Una broma de pianistas –al menos la repite el par que conozco– suele ironizar sobre los bateristas diciendo que no son músicos. Se refieren, supongo, a que los segundos no necesitan saber de armonía como ellos o a que en el pentagrama los símbolos no señalan notas sino la ubicación del golpe percusivo (por no hablar de las X que indican los platillos). Como conviví una década con una batería en las cercanías y fracasé a cada intento siquiera de probarla –bajo la guía de mi hijo, su natural ejecutante–, me siento tentado de reivindicar el instrumento recordando a Jack DeJohnette, que murió el domingo pasado, a los 83 años.
La batería de DeJohnette se volvió una marca de agua inconfundible de los tríos de Keith Jarrett
En The Guardian, el periodista Philip Clark cuenta para homenajearlo que en una entrevista cometió el predecible desliz de llamarlo baterista. DeJohnette lo corrigió. Tal vez haya sufrido alguna vez el bullying de algún pianista. Tocaba la batería, era cierto, pero se consideraba a sí mismo, dijo, “un músico completo” (o, si se prefiere una traducción más precisa, “un músico en sentido amplio”).
DeJohnette fue uno de los grandes percusionistas del último medio siglo, pero conocía de armonía como pocos. Nunca dejó de tocar el piano, que estudió a la par del instrumento por el que se hizo conocido. De hecho, llegó a grabar un disco en solitario al teclado. Su reivindicación, sin embargo, es de pensarse, alude sobre todo a su estilo al comando de las baquetas. Se definía a sí mismo como un colorista, un pintor de sonidos, y su interacción con los demás intérpretes demuestra que no solo se trataba de talento rítmico, sino también de sensibilidad tímbrica.
Los bateristas del jazz son legión. Las preferencias pueden cambiar con el tiempo: Max Roach, Billy Higgins, Philly Joe Jones son los que me vienen a la mente hoy. DeJohnette no necesita sumarse a ninguna lista porque siempre estuvo a mano por pura contemporaneidad: probablemente sea el percusionista que más haya escuchado un distraído seguidor del jazz reciente, incluso sin haberlo sabido.

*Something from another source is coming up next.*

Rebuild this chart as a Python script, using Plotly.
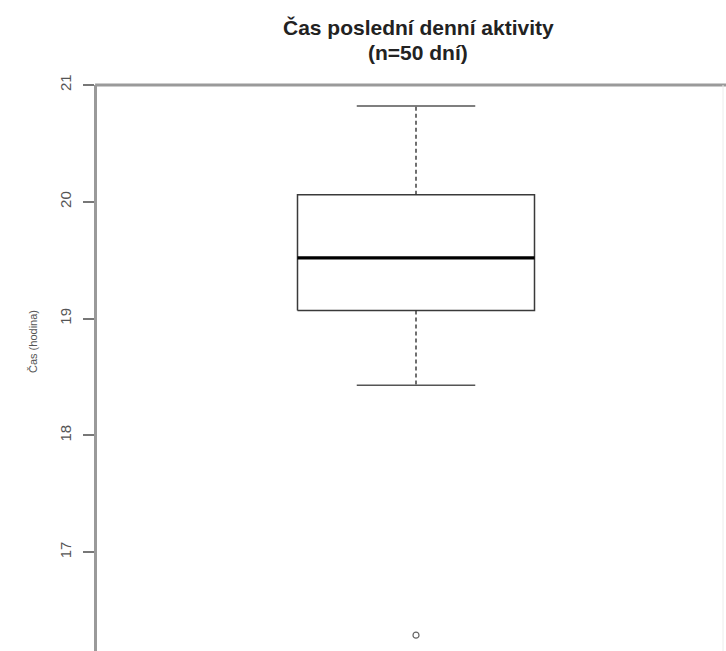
import plotly.graph_objects as go

# ---- data ----
title_lines = ["Čas poslední denní aktivity", "(n=50 dní)"]
y_label = "Čas (hodina)"
y_ticks = [17, 18, 19, 20, 21]
q1 = 19.07
median = 19.52
q3 = 20.06
whisker_low = 18.43
whisker_high = 20.82
outliers = [16.29]

# ---- layout constants ----
W, H = 726, 651
ML, MT = 97, 85
px_per_unit_y = 116.8
y_top = 21.0
y_bot = y_top - (H - MT) / px_per_unit_y
center = 1.0
box_w = 0.8
px_per_unit_x = 296.25
x_left = center - (416 - ML) / px_per_unit_x
x_right = x_left + (W - ML) / px_per_unit_x

fig = go.Figure()

# box rectangle
bx0, bx1 = center - box_w / 2, center + box_w / 2
fig.add_trace(go.Scatter(x=[bx0, bx1, bx1, bx0, bx0], y=[q1, q1, q3, q3, q1],
                         mode="lines", line=dict(color="#3a3a3a", width=1.5),
                         hoverinfo="skip", showlegend=False))
# median
fig.add_trace(go.Scatter(x=[bx0, bx1], y=[median, median], mode="lines",
                         line=dict(color="#000000", width=3.2),
                         hoverinfo="skip", showlegend=False))
# whiskers (dashed)
for a, b in [(q3, whisker_high), (q1, whisker_low)]:
    fig.add_trace(go.Scatter(x=[center, center], y=[a, b], mode="lines",
                             line=dict(color="#333333", width=1.4, dash="4px,3px"),
                             hoverinfo="skip", showlegend=False))
# staples
cx0, cx1 = center - box_w / 4, center + box_w / 4
for v in [whisker_high, whisker_low]:
    fig.add_trace(go.Scatter(x=[cx0, cx1], y=[v, v], mode="lines",
                             line=dict(color="#555555", width=1.6),
                             hoverinfo="skip", showlegend=False))
# outliers
fig.add_trace(go.Scatter(x=[center] * len(outliers), y=outliers, mode="markers",
                         marker=dict(symbol="circle-open", size=6,
                                     color="#666666", line=dict(width=1.2)),
                         hoverinfo="skip", showlegend=False))

# title lines
for txt, ypix in zip(title_lines, [28, 52]):
    fig.add_annotation(text="<b>" + txt + "</b>", xref="paper", yref="paper",
                       x=(418 - ML) / (W - ML), y=(H - ypix) / (H - MT),
                       xanchor="center", yanchor="middle", showarrow=False,
                       font=dict(family="Liberation Sans, Arial", size=21, color="#222222"))
# y label
fig.add_annotation(text=y_label, xref="paper", yref="paper",
                   x=(33 - ML) / (W - ML), y=(H - 342) / (H - MT),
                   xanchor="center", yanchor="middle", textangle=-90, showarrow=False,
                   font=dict(family="Liberation Sans, Arial", size=11, color="#555555"))

# frame: top line and faint right line
fig.add_shape(type="line", xref="paper", yref="paper", x0=-0.003, x1=1.0, y0=1, y1=1,
              line=dict(color="#9a9a9a", width=3))
fig.add_shape(type="line", xref="paper", yref="paper",
              x0=(723 - ML) / (W - ML), x1=(723 - ML) / (W - ML), y0=0, y1=1,
              line=dict(color="#ececec", width=1))

fig.update_layout(
    width=W, height=H,
    margin=dict(l=ML, r=0, t=MT, b=0),
    paper_bgcolor="white", plot_bgcolor="white",
    showlegend=False,
    xaxis=dict(range=[x_left, x_right], visible=False, fixedrange=True),
    yaxis=dict(range=[y_bot, y_top], tickvals=y_ticks, ticktext=[str(t) for t in y_ticks],
               showgrid=False, zeroline=False, showline=True, linecolor="#9a9a9a",
               linewidth=2.5, ticks="outside", ticklen=11, tickwidth=1.5, tickcolor="#777777",
               tickangle=-90, ticklabelstandoff=6,
               tickfont=dict(family="Liberation Sans, Arial", size=15, color="#555555")),
)

fig.write_html("out.html")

La razón es evidente: DeJohnette fue el baterista del trío de Keith Jarrett, con Gary Peacock al bajo. A partir de 1983 y en decenas de discos –de Standards Vol.I y Changes a Bye Bye Blackbird o Somewhere– la sutileza impresionista, ya en estudio, ya en vivo, de su pulso se volvió una marca de agua inconfudible de cada versión. Siempre atento a la interacción con sus colegas del trío, su manera de improvisar crea un aura inconfundible.
Es la parte más conocida del iceberg de su carrera, pero la ocasión también permite salir a buscarlo en grabaciones menos citadas. Con Jarrett, por ejemplo, habían formado en sus comienzos parte de la banda del exitoso saxofonista Charles Lloyd y pronto grabarían en dúo Ruta and Daitya (1972). El pianista, curiosamente, tocando un teclado eléctrico. Antes a DeJohnette ya lo había tenido en sus filas Live in Montreux (1968) –lo anuncia al inicio el presentador al inicio, con cómico acento francés, junto al bajista Eddie Gómez–, uno de los discos más escuchados de Bill Evans.
Poco más tarde fue uno de los bateristas de Bitches Brew (1970), aquel doble vinilo eléctrico de Miles Davis en el que el trompetista hizo colisionar, con efectos sísmicos, el jazz, el funk y el rock. También se lo puede escuchar en Live-Evil, Jack Johnson y On the Corner (todos de Miles), donde DeJohnette parece otro, dejándose llevar por el groove rabioso de aquellas placas.
A DeJohnette tampoco le faltaron discos como líder. Nunca les había prestado atención. La guía de jazz que siempre consulto recomienda Earth Walk (1991), donde compuso cada tema, como corresponde a un “músico absoluto”. No lo encontré en las omnívoras plataformas al uso, pero sí perdido por ahí. Es excepcional. Está sonando ahora. Las despedidas dan también la oportunidad de hallazgos inesperados.